The table below contains the list of members of people (called "Team Armenia") that will be participating in the 2018 Games.

Team Armenia
| Name | Sport | Gender | Classification | Events | ref |
|---|---|---|---|---|---|
| Sasun Hakobyan | para-alpine skiing | male | LW2 |  |  |
| Stasik Nazaryan | para-alpine skiing | male |  |  |  |

== Preparations ==
The Government of Armenia gave the National Paralympic Committee AMD 6.5 million for the Winter Paralympics. The money was used for airfare, uniforms and sports equipment.
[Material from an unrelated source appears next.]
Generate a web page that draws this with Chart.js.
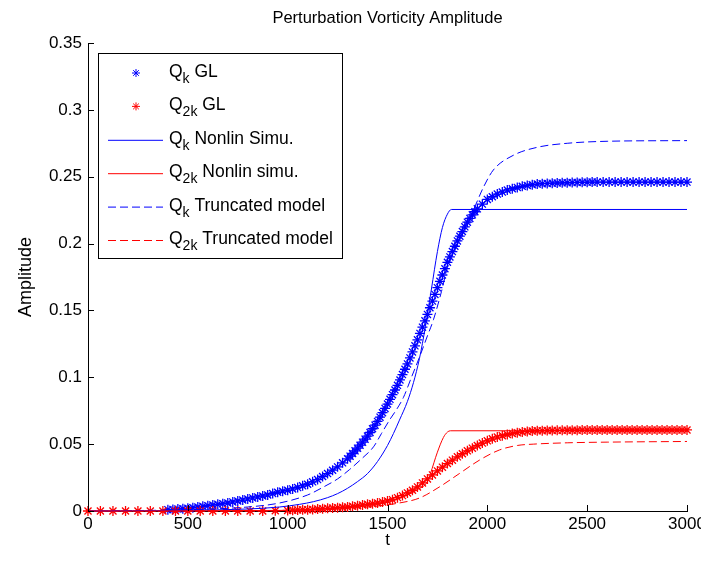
<!DOCTYPE html>
<html>
<head>
<meta charset="utf-8">
<script src="https://cdn.jsdelivr.net/npm/chart.js@4/dist/chart.umd.min.js"></script>
<style>
  html, body { margin: 0; padding: 0; background: #fff; }
  #wrap { width: 701px; height: 561px; }
</style>
</head>
<body>
<div id="wrap"><canvas id="c" width="701" height="561"></canvas></div>
<script>
// ---------- DATA ----------
const chartTitle = "Perturbation Vorticity Amplitude";
const xTitle = "t";
const yTitle = "Amplitude";
const xTickValues = [0, 500, 1000, 1500, 2000, 2500, 3000];
const yTickValues = [0, 0.05, 0.1, 0.15, 0.2, 0.25, 0.3, 0.35];

// Q_k GL (blue stars)
const qkGL_t = [400,425,450,475,500,525,550,575,600,625,650,675,700,725,750,775,800,825,850,875,
  900,925,950,975,1000,1025,1050,1075,1100,1125,1150,1175,1200,1225,1250,1275,
  1300,1312.5,1325,1337.5,1350,1362.5,1375,1387.5,1400,1412.5,1425,1437.5,1450,1462.5,1475,1487.5,
  1500,1512.5,1525,1537.5,1550,1562.5,1575,1587.5,1600,1612.5,1625,1637.5,1650,1662.5,1675,1687.5,
  1700,1712.5,1725,1737.5,1750,1762.5,1775,1787.5,1800,1812.5,1825,1837.5,1850,1862.5,1875,1887.5,
  1900,1912.5,1925,1937.5,1950,1975,2000,2025,2050,2075,2100,2125,2150,2175,2200,2225,2250,2275,2300,2325,2350,2375,
  2400,2425,2450,2475,2500,2525,2550,2580,2610,2640,2670,2700,2730,2760,2790,2820,2850,2880,2910,2940,2970,3000];
const qkGL_v = [0.0010,0.0012,0.0015,0.0017,0.0020,0.0025,0.0030,0.0035,0.0040,0.0045,0.0050,0.0055,0.0060,0.0068,0.0075,0.0082,0.0090,0.0098,0.0105,0.0112,
  0.0120,0.0130,0.0140,0.0148,0.0155,0.0165,0.0175,0.0188,0.0200,0.0218,0.0235,0.0258,0.0280,0.0305,0.0330,0.0360,
  0.0390,0.0410,0.0430,0.0450,0.0470,0.0492,0.0515,0.0537,0.0560,0.0587,0.0615,0.0642,0.0670,0.0702,0.0735,0.0767,
  0.0800,0.0835,0.0870,0.0905,0.0940,0.0980,0.1020,0.1060,0.1100,0.1145,0.1190,0.1235,0.1280,0.1328,0.1375,0.1422,
  0.1470,0.1520,0.1570,0.1620,0.1670,0.1718,0.1765,0.1812,0.1860,0.1900,0.1940,0.1980,0.2020,0.2055,0.2090,0.2125,
  0.2160,0.2188,0.2215,0.2238,0.2260,0.2295,0.2330,0.2350,0.2370,0.2385,0.2400,0.2410,0.2420,0.2428,0.2435,0.2440,0.2445,0.2448,0.2450,0.2452,0.2453,0.2454,
  0.2455,0.2456,0.2457,0.2458,0.2459,0.2460,0.2460,0.2460,0.2460,0.2460,0.2460,0.2460,0.2460,0.2460,0.2460,0.2460,0.2460,0.2460,0.2460,0.2460,0.2460,0.2460];

// Q_2k GL (red stars)
const q2kGL_t = [0,62,125,188,250,312,375,438,500,562,625,688,750,812,875,938,1000,1025,1050,1075,
  1100,1125,1150,1175,1200,1225,1250,1275,1300,1325,1350,1375,1400,1425,1450,1475,1500,1525,1550,1575,
  1600,1625,1650,1675,1700,1725,1750,1775,1800,1825,1850,1875,1900,1925,1950,1975,2000,2025,2050,2075,
  2100,2125,2150,2175,2200,2225,2250,2275,2300,2325,2350,2375,2400,2425,2450,2475,2500,2525,2550,2575,
  2600,2625,2650,2675,2700,2725,2750,2775,2800,2825,2850,2875,2900,2925,2950,2975,3000];
const q2kGL_v = [0,0,0,0,0,0,0,0,0,0,0,0,0,0,0,0.0002,0.0004,0.0006,0.0008,0.0009,
  0.0010,0.0012,0.0015,0.0017,0.0020,0.0022,0.0025,0.0028,0.0030,0.0035,0.0040,0.0045,0.0050,0.0055,0.0060,0.0068,0.0075,0.0085,0.0100,0.0115,
  0.0135,0.0155,0.0180,0.0210,0.0240,0.0270,0.0300,0.0328,0.0355,0.0380,0.0405,0.0428,0.0450,0.0470,0.0490,0.0508,0.0525,0.0540,0.0553,0.0563,
  0.0572,0.0580,0.0586,0.0591,0.0595,0.0598,0.0600,0.0601,0.0602,0.0602,0.0603,0.0603,0.0604,0.0604,0.0604,0.0605,0.0605,0.0605,0.0605,0.0606,
  0.0606,0.0606,0.0606,0.0606,0.0606,0.0606,0.0606,0.0606,0.0606,0.0606,0.0606,0.0606,0.0606,0.0606,0.0606,0.0606,0.0606];

// Q_k Nonlin Simu. (blue solid)
const qkNL_t = [0,500,800,960,1060,1130,1200,1250,1300,1350,1400,1450,1500,1530,1560,1600,1630,1660,1690,1720,1750,1775,1800,1820,3000];
const qkNL_v = [0,0.0005,0.0015,0.003,0.005,0.007,0.010,0.013,0.017,0.022,0.028,0.037,0.049,0.058,0.068,0.082,0.096,0.114,0.138,0.166,0.194,0.212,0.222,0.2255,0.2255];

// Q_2k Nonlin simu. (red solid)
const q2kNL_t = [0,1000,1200,1400,1500,1600,1650,1700,1715,1750,1780,1800,1815,3000];
const q2kNL_v = [0,0.0005,0.0015,0.004,0.007,0.012,0.016,0.022,0.028,0.044,0.055,0.059,0.060,0.060];

// Q_k Truncated model (blue dashed)
const qkTR_t = [0,500,800,960,1100,1180,1250,1310,1370,1430,1470,1510,1550,1580,1620,1660,1700,1730,1770,1800,1850,1900,1930,1980,2030,2130,2250,2400,2600,3000];
const qkTR_v = [0,0.001,0.003,0.006,0.012,0.018,0.024,0.031,0.039,0.048,0.058,0.068,0.077,0.085,0.100,0.115,0.131,0.143,0.164,0.182,0.200,0.216,0.225,0.242,0.255,0.266,0.272,0.275,0.2765,0.277];

// Q_2k Truncated model (red dashed)
const q2kTR_t = [0,1000,1200,1400,1560,1660,1760,1860,1960,2060,2150,2230,2400,2600,3000];
const q2kTR_v = [0,0.0003,0.001,0.003,0.006,0.0097,0.018,0.028,0.038,0.0456,0.049,0.050,0.051,0.0515,0.052];

// ---------- helpers ----------
const pts = (ts, vs) => ts.map((t, i) => ({ x: t, y: vs[i] }));
const BLUE = '#0000ff', RED = '#ff0000';
const FONT = '"Liberation Sans", Arial, Helvetica, sans-serif';

const legendItems = [
  { sub: 'k',  rest: ' GL', color: BLUE, kind: 'star' },
  { sub: '2k', rest: ' GL', color: RED, kind: 'star' },
  { sub: 'k',  rest: ' Nonlin Simu.', color: BLUE, kind: 'solid' },
  { sub: '2k', rest: ' Nonlin simu.', color: RED, kind: 'solid' },
  { sub: 'k',  rest: ' Truncated model', color: BLUE, kind: 'dash' },
  { sub: '2k', rest: ' Truncated model', color: RED, kind: 'dash' }
];

function drawStar(ctx, cx, cy, r) {
  ctx.beginPath();
  ctx.moveTo(cx - r, cy); ctx.lineTo(cx + r, cy);
  ctx.moveTo(cx, cy - r); ctx.lineTo(cx, cy + r);
  const d = r * 0.7071;
  ctx.moveTo(cx - d, cy - d); ctx.lineTo(cx + d, cy + d);
  ctx.moveTo(cx - d, cy + d); ctx.lineTo(cx + d, cy - d);
  ctx.stroke();
}

const titleAndTicks = {
  id: 'titleAndTicks',
  afterDraw(chart) {
    const ctx = chart.ctx, a = chart.chartArea;
    const xs = chart.scales.x, ys = chart.scales.y;
    ctx.save();
    ctx.strokeStyle = '#000';
    ctx.lineWidth = 1;
    ctx.beginPath();
    xs.ticks.forEach(t => {
      const px = Math.round(xs.getPixelForValue(t.value)) + 0.5;
      ctx.moveTo(px, a.bottom); ctx.lineTo(px, a.bottom - 6);
    });
    ys.ticks.forEach(t => {
      const py = Math.round(ys.getPixelForValue(t.value)) + 0.5;
      ctx.moveTo(a.left, py); ctx.lineTo(a.left + 6, py);
    });
    ctx.stroke();
    ctx.fillStyle = '#000';
    ctx.font = '16.5px ' + FONT;
    ctx.textAlign = 'center';
    ctx.textBaseline = 'middle';
    ctx.fillText(chartTitle, (a.left + a.right) / 2, 18);
    ctx.restore();
  }
};

const customLegend = {
  id: 'customLegend',
  afterDraw(chart) {
    const ctx = chart.ctx, a = chart.chartArea;
    const bx = a.left + 10, by = a.top + 10, bw = 244, bh = 205;
    ctx.save();
    ctx.fillStyle = '#fff';
    ctx.fillRect(bx, by, bw, bh);
    ctx.strokeStyle = '#000';
    ctx.lineWidth = 1;
    ctx.strokeRect(bx + 0.5, by + 0.5, bw, bh);
    legendItems.forEach((it, i) => {
      const cy = by + 20 + i * 33.4;
      ctx.strokeStyle = it.color;
      ctx.lineWidth = 1;
      if (it.kind === 'star') {
        drawStar(ctx, bx + 38, cy, 4);
      } else {
        ctx.setLineDash(it.kind === 'dash' ? [8, 4] : []);
        ctx.beginPath();
        ctx.moveTo(bx + 10, cy + 0.5); ctx.lineTo(bx + 65, cy + 0.5);
        ctx.stroke();
        ctx.setLineDash([]);
      }
      let tx = bx + 71;
      ctx.fillStyle = '#000';
      ctx.textBaseline = 'alphabetic';
      ctx.textAlign = 'left';
      ctx.font = '17.5px ' + FONT;
      ctx.fillText('Q', tx, cy + 4);
      tx += ctx.measureText('Q').width;
      ctx.font = '14px ' + FONT;
      ctx.fillText(it.sub, tx, cy + 10);
      tx += ctx.measureText(it.sub).width;
      ctx.font = '17.5px ' + FONT;
      ctx.fillText(it.rest, tx, cy + 4);
    });
    ctx.restore();
  }
};

const starDS = (label, ts, vs, color, order) => ({
  label, data: pts(ts, vs), showLine: false,
  pointStyle: 'star', pointRadius: 5, pointBorderWidth: 1.3,
  borderColor: color, backgroundColor: color, pointBorderColor: color,
  clip: false, order
});
const lineDS = (label, ts, vs, color, dash, order) => ({
  label, data: pts(ts, vs), showLine: true, pointRadius: 0,
  borderColor: color, backgroundColor: color, borderWidth: 1, borderDash: dash,
  cubicInterpolationMode: 'monotone', fill: false, clip: false, order
});

new Chart(document.getElementById('c'), {
  type: 'scatter',
  data: {
    datasets: [
      starDS('Qk GL', qkGL_t, qkGL_v, BLUE, 6),
      starDS('Q2k GL', q2kGL_t, q2kGL_v, RED, 5),
      lineDS('Qk Nonlin Simu.', qkNL_t, qkNL_v, BLUE, [], 4),
      lineDS('Q2k Nonlin simu.', q2kNL_t, q2kNL_v, RED, [], 3),
      lineDS('Qk Truncated model', qkTR_t, qkTR_v, BLUE, [8, 4], 2),
      lineDS('Q2k Truncated model', q2kTR_t, q2kTR_v, RED, [8, 4], 1)
    ]
  },
  options: {
    responsive: false,
    animation: false,
    layout: { padding: { left: 0, right: 14, top: 43, bottom: 0 }, autoPadding: false },
    plugins: {
      legend: { display: false },
      tooltip: { enabled: false },
      title: { display: false }
    },
    scales: {
      x: {
        type: 'linear', min: 0, max: 3000,
        afterFit: s => { s.height = 50; s.paddingLeft = 0; s.paddingRight = 0; },
        afterBuildTicks: s => { s.ticks = xTickValues.map(v => ({ value: v })); },
        ticks: { color: '#000', font: { family: FONT, size: 17 }, padding: 3, maxRotation: 0,
          callback: v => String(v) },
        grid: { display: false, drawTicks: false },
        border: { display: true, color: '#000', width: 1 },
        title: { display: true, text: xTitle, color: '#000', font: { family: FONT, size: 17 },
          padding: { top: 0, bottom: 10 } }
      },
      y: {
        type: 'linear', min: 0, max: 0.35,
        afterFit: s => { s.width = 88; s.paddingTop = 0; s.paddingBottom = 0; },
        afterBuildTicks: s => { s.ticks = yTickValues.map(v => ({ value: v })); },
        ticks: { color: '#000', font: { family: FONT, size: 17 }, padding: 6,
          callback: v => String(parseFloat(Number(v).toFixed(2))) },
        grid: { display: false, drawTicks: false },
        border: { display: true, color: '#000', width: 1 },
        title: { display: true, text: yTitle, color: '#000', font: { family: FONT, size: 18 },
          padding: { top: 15, bottom: 0 } }
      }
    }
  },
  plugins: [titleAndTicks, customLegend]
});
</script>
</body>
</html>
== Russian doping scandal ==
15 National Paralympic Committees and the International Wheelchair and Amputee Sports Federation signed a letter expressing support for the National Paralympic Committee of Russia in August 2017. The countries included Armenia, Belarus, Bulgaria, Vietnam, Kazakhstan, Kyrgyzstan, China, Laos, Moldova, Mongolia, Serbia, Tajikistan, Montenegro, and South Korea. They asked the IPC Governing Board to consider letting Russia compete at the 2018 Winter Paralympics. The letter was signed weeks before the IPC Governing Board met in Abu Dhabi. In September 2017, this decision was reviewed and upheld. The International Paralympic Committee (IPC) still had concerns about doping in Russian sport. All the conditions the IPC required of the Russians were not met.

== Para-alpine skiing ==

=== Skiers ===
Sasun Hakobyan qualified for the Winter Paralympics in November 2017. In early 2017, he participated in an international skiing competition in Iran. He is coached by Stas Nazaryan. Stasik Nazaryan qualified by competing at a race in Germany in January 2018.

=== Schedule and results ===
The first event on the para-alpine program is the downhill. It starts on 10 March. People ski from 9:30 AM to 1:30 PM. The second event on the program is Super-G. All skiers will race between 9:30 AM and 1:00 PM on 11 March. The super combined takes place on 13 March. The Super-G part of the event is in the morning. The slalom part is in the afternoon. The slalom event gets underway on 14 March and conclude on 15 March. Women and men both race during the same sessions in the morning. The afternoon sessions start with the women doing their second run. Then the men go. The last para-alpine skiing race of the 2018 Games is the giant slalom. It takes place on 17 - 18 March. Men and women both race at the same time in the morning sessions. Women race first in the afternoon sessions, with the men racing a half hour after they end.

== History ==
Armenia first went to the Winter Paralympics for the 1998 Games in Nagano, Japan. The only sport the country has competed in is para-alpine skiing. From 1998 to 2014, Armenia has been represented by standing skier Mher Avanesyan. His finish of 34th in standing slalom at the 2014 Sochi Games was his best result to date. Armenia had yet to medal going into the 2018 Winter Games.